Data excerpt:
'''
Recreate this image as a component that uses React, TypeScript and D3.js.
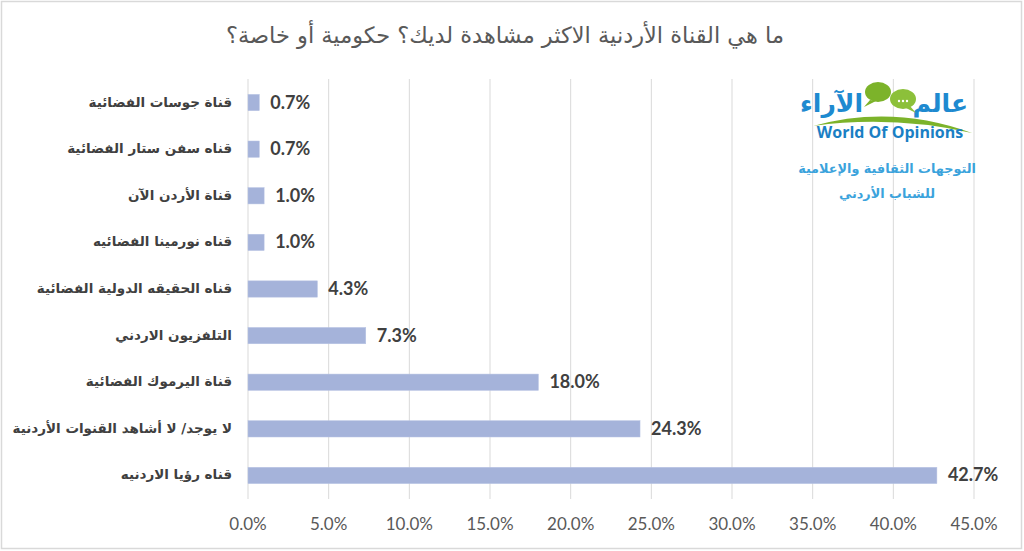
import * as d3 from 'd3';

const categories = [
  'قناة جوسات الفضائية',
  'قناه سفن ستار الفضائية',
  'قناة الأردن الآن',
  'قناه نورمينا الفضائيه',
  'قناه الحقيقه الدولية الفضائية',
  'التلفزيون الاردني',
  'قناة اليرموك الفضائية',
  'لا يوجد/ لا أشاهد القنوات الأردنية',
  'قناه رؤيا الاردنيه',
];
const values = [0.7, 0.7, 1.0, 1.0, 4.3, 7.3, 18.0, 24.3, 42.7];
const xTicks = [0, 5, 10, 15, 20, 25, 30, 35, 40, 45];

const TITLE = 'ما هي القناة الأردنية الاكثر مشاهدة لديك؟ حكومية أو خاصة؟';
const W = 1024;
const H = 551;
const M = { top: 79, right: 50, bottom: 52, left: 248 };

const AR_FONT = '"DejaVu Sans", sans-serif';
const NUM_FONT = 'Lato, "Open Sans", sans-serif';

export default function App() {
  const x = d3.scaleLinear().domain([0, 45]).range([M.left, W - M.right]);
  const y = d3.scaleBand<string>().domain(categories).range([M.top, H - M.bottom]).paddingInner(0.65).paddingOuter(0.33);
  const bw = y.bandwidth();
  const fmt = (v: number) => `${v.toFixed(1)}%`;

  return (
    <div style={{ position: 'fixed', left: 0, top: 0 }}>
      <svg width={W} height={H} style={{ display: 'block', background: '#fff' }}>
        <rect x={1.5} y={1.5} width={W - 4} height={H - 4} fill="#fff" stroke="#d9d9d9" strokeWidth={1.5} />
        <text x={505} y={43} textAnchor="middle" fontFamily={AR_FONT} fontSize={22.5} fill="#595959" style={{ direction: 'rtl' }}>
          {TITLE}
        </text>

        {/* grid */}
        {xTicks.map(t => (
          <line key={t} x1={x(t)} x2={x(t)} y1={M.top} y2={H - M.bottom} stroke="#d9d9d9" strokeWidth={1} />
        ))}
        {xTicks.map(t => (
          <text key={`l${t}`} x={x(t)} y={530} textAnchor="middle" fontFamily={NUM_FONT} fontSize={17} fill="#595959">
            {fmt(t)}
          </text>
        ))}

        {/* logo */}
        <g>
          <path d="M813,126 Q892,104 972,133 Q892,115 813,126 Z" fill="#7cb32a" />
          <text x={968} y={112} textAnchor="end" fontFamily={AR_FONT} fontWeight="bold" fontSize={25} fill="#1e8ad0">عالم</text>
          <ellipse cx={878} cy={92} rx={13} ry={10} fill="#7cb32a" />
          <path d="M870,100 L864,107 L876,101 Z" fill="#7cb32a" />
          <ellipse cx={903} cy={99} rx={13} ry={10} fill="#8cc03a" />
          <path d="M910,106 L916,113 L904,107 Z" fill="#8cc03a" />
          {[-4, 0, 4].map(d => <circle key={d} cx={903 + d} cy={101} r={1.2} fill="#fff" />)}
          <text x={863} y={112} textAnchor="end" fontFamily={AR_FONT} fontWeight="bold" fontSize={25} fill="#1e8ad0">الآراء</text>
          <text x={890} y={138} textAnchor="middle" fontFamily='"Open Sans", sans-serif' fontWeight="bold" fontSize={16} fill="#1a7fc4">World Of Opinions</text>
          <text x={887} y={173} textAnchor="middle" fontFamily={AR_FONT} fontWeight="bold" fontSize={12.8} fill="#3ba3dc" style={{ direction: 'rtl' }}>التوجهات الثقافية والإعلامية</text>
          <text x={887} y={198} textAnchor="middle" fontFamily={AR_FONT} fontWeight="bold" fontSize={12.8} fill="#3ba3dc" style={{ direction: 'rtl' }}>للشباب الأردني</text>
        </g>

        {/* bars */}
        {categories.map((c, i) => {
          const yc = y(c)! + bw / 2;
          return (
            <g key={c}>
              <rect x={x(0)} y={y(c)} width={x(values[i]) - x(0)} height={bw} fill="#a5b3da" stroke="#b8c4e4" strokeWidth={0.5} />
              <text x={x(values[i]) + 11} y={yc + 6} fontFamily={NUM_FONT} fontWeight="bold" fontSize={18} fill="#404040">
                {fmt(values[i])}
              </text>
              <text x={232} y={yc + 4} textAnchor="start" fontFamily={AR_FONT} fontWeight="bold" fontSize={13.5} fill="#404040" style={{ direction: 'rtl' }}>
                {c}
              </text>
            </g>
          );
        })}
      </svg>
    </div>
  );
}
'''
Your objective:
Reproduce exactly the run of lines that opens the listing and closes with the line holding "35, 40, 45];". Pictures are excluded.

Solution for this exercise:
Recreate this image as a component that uses React, TypeScript and D3.js.
import * as d3 from 'd3';

const categories = [
  'قناة جوسات الفضائية',
  'قناه سفن ستار الفضائية',
  'قناة الأردن الآن',
  'قناه نورمينا الفضائيه',
  'قناه الحقيقه الدولية الفضائية',
  'التلفزيون الاردني',
  'قناة اليرموك الفضائية',
  'لا يوجد/ لا أشاهد القنوات الأردنية',
  'قناه رؤيا الاردنيه',
];
const values = [0.7, 0.7, 1.0, 1.0, 4.3, 7.3, 18.0, 24.3, 42.7];
const xTicks = [0, 5, 10, 15, 20, 25, 30, 35, 40, 45];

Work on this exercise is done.